**TASK TO COMPLETE**
Restate the material word for word and leave out anything that is a picture.
## start
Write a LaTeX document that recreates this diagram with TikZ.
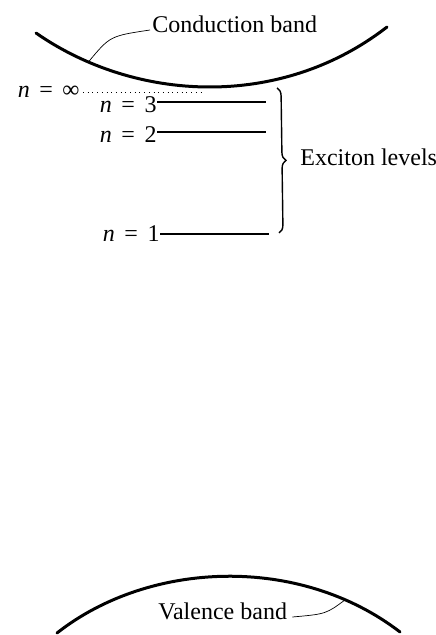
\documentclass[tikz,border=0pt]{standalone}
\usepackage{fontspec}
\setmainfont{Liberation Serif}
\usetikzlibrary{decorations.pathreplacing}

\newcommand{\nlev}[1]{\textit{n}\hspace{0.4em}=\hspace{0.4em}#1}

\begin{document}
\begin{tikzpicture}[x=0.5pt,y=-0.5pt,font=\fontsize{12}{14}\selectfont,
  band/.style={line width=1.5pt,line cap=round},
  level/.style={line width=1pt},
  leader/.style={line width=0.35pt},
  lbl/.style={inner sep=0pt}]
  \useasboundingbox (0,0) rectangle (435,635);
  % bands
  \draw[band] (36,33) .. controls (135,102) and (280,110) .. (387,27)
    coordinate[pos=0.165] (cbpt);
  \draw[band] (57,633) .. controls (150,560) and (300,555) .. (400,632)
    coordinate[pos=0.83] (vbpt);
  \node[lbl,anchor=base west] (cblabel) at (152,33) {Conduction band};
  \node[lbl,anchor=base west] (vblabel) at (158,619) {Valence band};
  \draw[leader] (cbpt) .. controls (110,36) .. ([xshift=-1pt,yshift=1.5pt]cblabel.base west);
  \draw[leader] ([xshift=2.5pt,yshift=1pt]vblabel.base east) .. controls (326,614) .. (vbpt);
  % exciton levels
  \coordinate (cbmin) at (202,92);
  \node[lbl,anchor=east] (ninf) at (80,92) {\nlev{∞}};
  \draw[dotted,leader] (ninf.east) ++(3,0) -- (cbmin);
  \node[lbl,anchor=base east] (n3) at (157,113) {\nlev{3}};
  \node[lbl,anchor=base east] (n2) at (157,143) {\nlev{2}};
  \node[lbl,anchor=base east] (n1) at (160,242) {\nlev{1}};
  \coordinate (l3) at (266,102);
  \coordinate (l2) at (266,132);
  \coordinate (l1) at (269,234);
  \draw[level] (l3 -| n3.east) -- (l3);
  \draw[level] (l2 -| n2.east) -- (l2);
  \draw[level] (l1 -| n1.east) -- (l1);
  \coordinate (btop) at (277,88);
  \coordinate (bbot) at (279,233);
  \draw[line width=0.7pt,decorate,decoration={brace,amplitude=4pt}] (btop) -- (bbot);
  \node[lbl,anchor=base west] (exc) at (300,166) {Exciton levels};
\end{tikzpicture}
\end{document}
## end
**RESULT OF THE EXERCISE**
Write a LaTeX document that recreates this diagram with TikZ.
\documentclass[tikz,border=0pt]{standalone}
\usepackage{fontspec}
\setmainfont{Liberation Serif}
\usetikzlibrary{decorations.pathreplacing}

\newcommand{\nlev}[1]{\textit{n}\hspace{0.4em}=\hspace{0.4em}#1}

\begin{document}
\begin{tikzpicture}[x=0.5pt,y=-0.5pt,font=\fontsize{12}{14}\selectfont,
  band/.style={line width=1.5pt,line cap=round},
  level/.style={line width=1pt},
  leader/.style={line width=0.35pt},
  lbl/.style={inner sep=0pt}]
  \useasboundingbox (0,0) rectangle (435,635);
  % bands
  \draw[band] (36,33) .. controls (135,102) and (280,110) .. (387,27)
    coordinate[pos=0.165] (cbpt);
  \draw[band] (57,633) .. controls (150,560) and (300,555) .. (400,632)
    coordinate[pos=0.83] (vbpt);
  \node[lbl,anchor=base west] (cblabel) at (152,33) {Conduction band};
  \node[lbl,anchor=base west] (vblabel) at (158,619) {Valence band};
  \draw[leader] (cbpt) .. controls (110,36) .. ([xshift=-1pt,yshift=1.5pt]cblabel.base west);
  \draw[leader] ([xshift=2.5pt,yshift=1pt]vblabel.base east) .. controls (326,614) .. (vbpt);
  % exciton levels
  \coordinate (cbmin) at (202,92);
  \node[lbl,anchor=east] (ninf) at (80,92) {\nlev{∞}};
  \draw[dotted,leader] (ninf.east) ++(3,0) -- (cbmin);
  \node[lbl,anchor=base east] (n3) at (157,113) {\nlev{3}};
  \node[lbl,anchor=base east] (n2) at (157,143) {\nlev{2}};
  \node[lbl,anchor=base east] (n1) at (160,242) {\nlev{1}};
  \coordinate (l3) at (266,102);
  \coordinate (l2) at (266,132);
  \coordinate (l1) at (269,234);
  \draw[level] (l3 -| n3.east) -- (l3);
  \draw[level] (l2 -| n2.east) -- (l2);
  \draw[level] (l1 -| n1.east) -- (l1);
  \coordinate (btop) at (277,88);
  \coordinate (bbot) at (279,233);
  \draw[line width=0.7pt,decorate,decoration={brace,amplitude=4pt}] (btop) -- (bbot);
  \node[lbl,anchor=base west] (exc) at (300,166) {Exciton levels};
\end{tikzpicture}
\end{document}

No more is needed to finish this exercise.